Rote Memorization: It’s Not a Dirty Word (Anymore)
If you thought memorization was out of style, Oakley and crew are here to say: surprise! It’s back, baby. Like vinyl records, chess, and ironic mustaches, rote memorization is having a moment. But with a twist—now it’s backed by decades of neuroscience, complete with brain scans and dopamine pathways.
The chapter dismantles the idea that memorization is the enemy of understanding. In fact, it’s quite the opposite: without a base of facts, critical thinking has nothing to work with. You can’t analyze what you can’t recall. You can’t innovate if every problem feels brand new. It’s like trying to build a house with zero materials—just vibes.
A Few Quibbles (Because Even Brilliant Brains Have Biases)
The authors do get a little carried away in connecting offloading with IQ decline. Is that the only cause? Probably not. Also, their disdain for certain progressive educational models occasionally feels like a mic drop before checking if the mic was even on. A little more nuance would help—especially when many educators are already walking the tightrope between content and skills, technology and tradition.

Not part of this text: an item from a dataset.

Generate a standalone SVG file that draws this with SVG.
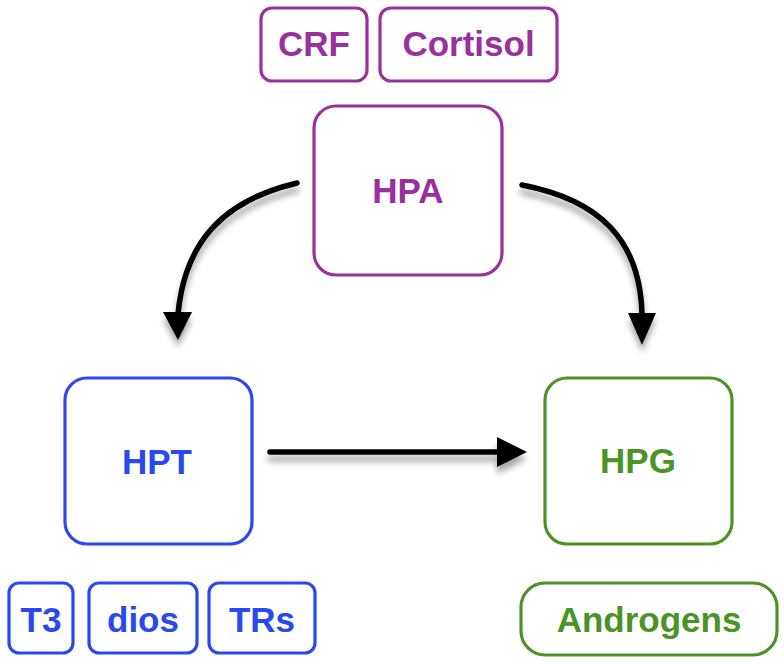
<svg xmlns="http://www.w3.org/2000/svg" width="784" height="664" viewBox="0 0 784 664">
<defs>
<filter id="sh" x="-20%" y="-20%" width="140%" height="160%">
<feGaussianBlur in="SourceAlpha" stdDeviation="3"/>
<feOffset dx="0" dy="7" result="b"/>
<feComponentTransfer><feFuncA type="linear" slope="0.35"/></feComponentTransfer>
<feMerge><feMergeNode/><feMergeNode in="SourceGraphic"/></feMerge>
</filter>
</defs>
<style>
rect{fill:#fff;stroke-width:3.2}
text{font-family:"Liberation Sans",Arial,sans-serif;font-weight:bold;font-size:35px;text-anchor:middle}
.p rect{stroke:#9a2f9e}.p text{fill:#9a2f9e}
.b rect{stroke:#2a48f0}.b text{fill:#2a48f0}
.g rect{stroke:#4c9326}.g text{fill:#4c9326}
.c path{fill:none;stroke:#000;stroke-width:5.5;stroke-linecap:round}
.c polygon{fill:#000}
</style>
<g class="c" id="connectors" filter="url(#sh)">
<path d="M297,183 C225,200 185,240 178,314"/>
<polygon points="163,312 192,312 178,340"/>
<path d="M522,185 C600,200 640,240 642,314"/>
<polygon points="628,313 656,313 642,345"/>
<path d="M270,452 L500,452"/>
<polygon points="497,437 497,467 527,452"/>
</g>
<g id="crf" class="p"><rect x="261" y="8" width="106" height="73" rx="11"/><text x="314" y="56">CRF</text></g>
<g id="cortisol" class="p"><rect x="380" y="8" width="177" height="73" rx="11"/><text x="468.5" y="56">Cortisol</text></g>
<g id="hpa" class="p"><rect x="314" y="106" width="188" height="169" rx="22"/><text x="408" y="203">HPA</text></g>
<g id="hpt" class="b"><rect x="65" y="378" width="187" height="166" rx="22"/><text x="157" y="474">HPT</text></g>
<g id="hpg" class="g"><rect x="545" y="378" width="187" height="166" rx="22"/><text x="638" y="473">HPG</text></g>
<g id="t3" class="b"><rect x="9" y="583" width="64" height="70" rx="10"/><text x="41" y="632">T3</text></g>
<g id="dios" class="b"><rect x="89" y="583" width="108" height="70" rx="10"/><text x="143" y="632">dios</text></g>
<g id="trs" class="b"><rect x="209" y="583" width="106" height="70" rx="10"/><text x="262" y="632">TRs</text></g>
<g id="androgens" class="g"><rect x="521" y="583" width="256" height="72" rx="24"/><text x="649" y="632">Androgens</text></g>
</svg>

Also, a bit more attention to equity wouldn’t hurt. Not every student has a fair shot at strong instruction and practice. How do we protect vulnerable learners from the risks of cognitive outsourcing while still offering support? That’s a worthy follow-up chapter.
Final Thoughts: Know Thy Stuff
At its core, The Memory Paradox is a loving ode to the human brain—its quirky strengths, its vulnerability to TikTok, and its immense potential when given the right kind of training. The authors don’t want to kill curiosity or creativity. They just want us to remember that creativity without knowledge is like jazz without scales: mostly noise.
So next time someone tells you, “Don’t memorize that—you can always look it up,” smile politely… then go memorize it anyway. Your basal ganglia will thank you.
Rating: A perfectly procedural 9 out of 10.
Would recommend to teachers, parents, policymakers, and anyone who’s ever yelled, “Wait, how do I reset my password again?”